In laboratory chemistry, taps are extremely common. They are used, for example, on equipment such as ramps or burettes. They essentially act as a shut-off and opening for controlling a liquid or gas in chemical instrumentation. Taps do not have the same characteristics as valves, so many models are limited to an on/off function.
Taps are generally made of glass, and are characterised by a conical structure with a handle, inserted into the corresponding ground glass female joint. Their handle can be made of glass or Teflon. The female joints in which the taps are inserted connect two glass tubes, but there are models of many varieties.
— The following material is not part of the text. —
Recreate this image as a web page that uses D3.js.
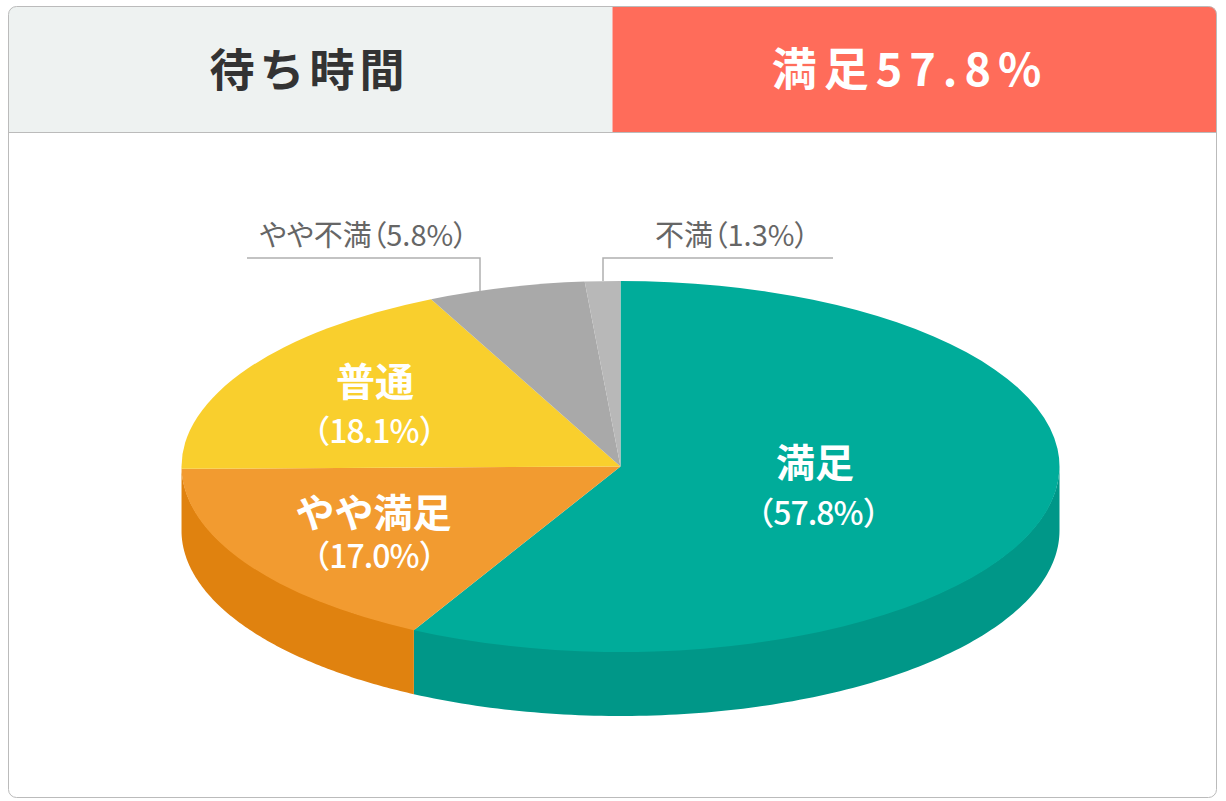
<!DOCTYPE html>
<html><head><meta charset="utf-8">
<style>
html, body { margin: 0; padding: 0; background: #fff; }
svg { display: block; }
text { font-family: "Noto Sans CJK JP", "Noto Sans", sans-serif; }
.palt { font-feature-settings: "palt"; }
</style>
</head>
<body>
<svg id="chart" width="1226" height="801"></svg>
<script src="https://d3js.org/d3.v7.min.js"></script>
<script>
const categories = ["満足", "やや満足", "普通", "やや不満", "不満"];
const values = [57.8, 17.0, 18.1, 5.8, 1.3];
const topColors = ["#00ac9a", "#f29b30", "#f9cf2d", "#a9a9a9", "#b8b8b8"];
const sideColors = ["#009788", "#e0820f", "#f9cf2d", "#a9a9a9", "#b8b8b8"];
const headerTitle = "待ち時間";
const headerResult = "満足57.8%";

const svg = d3.select("#chart");
const cx = 620.5, cy = 466.5, rx = 439, ry = 185.5, depth = 64;

// frame with header
const fL = 8.5, fR = 1216.5, fT = 6.5, fB = 797.5, split = 612.5, headBottom = 132.5, r = 8;
svg.append("path")
  .attr("d", `M${fL},${headBottom}V${fT + r}Q${fL},${fT} ${fL + r},${fT}H${split}V${headBottom}Z`)
  .attr("fill", "#eef2f1");
svg.append("path")
  .attr("d", `M${split},${fT}H${fR - r}Q${fR},${fT} ${fR},${fT + r}V${headBottom}H${split}Z`)
  .attr("fill", "#ff6c5a");
svg.append("rect")
  .attr("x", fL).attr("y", fT)
  .attr("width", fR - fL).attr("height", fB - fT)
  .attr("rx", r)
  .attr("fill", "none").attr("stroke", "#bbb");
svg.append("line")
  .attr("x1", fL).attr("x2", fR)
  .attr("y1", headBottom).attr("y2", headBottom)
  .attr("stroke", "#bbb");

svg.append("text")
  .attr("x", 309.5).attr("y", 87)
  .attr("text-anchor", "middle")
  .attr("font-size", 45).attr("font-weight", 700)
  .attr("letter-spacing", 5)
  .attr("fill", "#333")
  .text(headerTitle);
svg.append("text")
  .attr("x", 910).attr("y", 86)
  .attr("text-anchor", "middle")
  .attr("font-size", 45).attr("font-weight", 700)
  .attr("letter-spacing", 7)
  .attr("fill", "#fff")
  .text(headerResult);

// pie
const pie = d3.pie().sort(null).value(d => d)(values);
const arc = d3.arc().innerRadius(0).outerRadius(rx);
const xEll = d3.scaleLinear().domain([-1, 1]).range([cx - rx, cx + rx]);
const yEll = d3.scaleLinear().domain([-1, 1]).range([cy - ry, cy + ry]);

// side wall, only the front half of the ellipse shows
// starts 1px up under the top face so no seam shows
const wall = d3.area()
  .x(t => xEll(Math.sin(t)))
  .y0(t => yEll(-Math.cos(t)) - 1)
  .y1(t => yEll(-Math.cos(t)) + depth);
pie.forEach((d, i) => {
  const a0 = Math.max(d.startAngle, Math.PI / 2);
  const a1 = Math.min(d.endAngle, Math.PI * 1.5);
  if (a1 <= a0) return;
  const n = 120;
  svg.append("path")
    .attr("d", wall(d3.range(n + 1).map(k => a0 + (a1 - a0) * k / n)))
    .attr("fill", sideColors[i]);
});

const topG = svg.append("g")
  .attr("transform", `translate(${cx},${cy}) scale(1,${ry / rx})`);
topG.selectAll("path")
  .data(pie)
  .join("path")
  .attr("d", arc)
  .attr("fill", (d, i) => topColors[i]);

// labels on the slices
const inside = [
  { i: 0, x: 815, px: 818, y1: 477, y2: 525 },
  { i: 1, x: 373.5, px: 374, y1: 527, y2: 568 },
  { i: 2, x: 375, px: 374, y1: 396, y2: 443 }
];
inside.forEach(l => {
  svg.append("text")
    .attr("x", l.x).attr("y", l.y1)
    .attr("text-anchor", "middle")
    .attr("font-size", 39).attr("font-weight", 700)
    .attr("fill", "#fff")
    .text(categories[l.i]);
  svg.append("text")
    .attr("x", l.px).attr("y", l.y2)
    .attr("text-anchor", "middle")
    .attr("font-size", 32).attr("font-weight", 500)
    .attr("letter-spacing", -1)
    .attr("fill", "#fff")
    .text(`（${values[l.i].toFixed(1)}%）`);
});

// outside labels with leader lines
const outside = [
  { i: 3, x: 363.5, y: 246, path: "M247,258H480V291" },
  { i: 4, x: 732, y: 246, path: "M833,258H603V281" }
];
outside.forEach(l => {
  svg.append("path")
    .attr("d", l.path)
    .attr("fill", "none")
    .attr("stroke", "#b0b0b0")
    .attr("stroke-width", 1.5);
  svg.append("text")
    .attr("class", "palt")
    .attr("x", l.x).attr("y", l.y)
    .attr("text-anchor", "middle")
    .attr("font-size", 29)
    .attr("fill", "#666")
    .text(`${categories[l.i]}（${values[l.i].toFixed(1)}%）`);
});
</script>
</body>
</html>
For example, a tap model that connects three glass tubes is called a 'three-way tap'. Furthermore, taps can be connected to glass tubes either in a straight line or at an angle. Of course, it is possible to make different taps depending on the required characteristics. For example, taps with a double oblique structure are used in the Schlenk Line and allow vacuum and inert gas to be applied from the same tap.
Vacuum taps must guarantee a sealing performance under vacuum conditions. Consequently, they must be of high quality. They can be made of glass or PTFE (polytetrafluoroethylene). The main difference between the two categories is that glass vacuum taps need to be lubricated. In fact, damage to these must be prevented. In contrast, PTFE taps do not need to be lubricated. In addition, these can also be adjusted to a higher gradation, as opposed to glass taps, which are limited to an 'on/off' flow.
Care of taps
Taps must be handled with extreme care. It is not necessary to force them closed or open, as this would risk damage or breakage. If, for example, it is difficult to close a Teflon tap, it could be misaligned or already damaged. Forcing its movement could result in irreparable breakage of the glass component.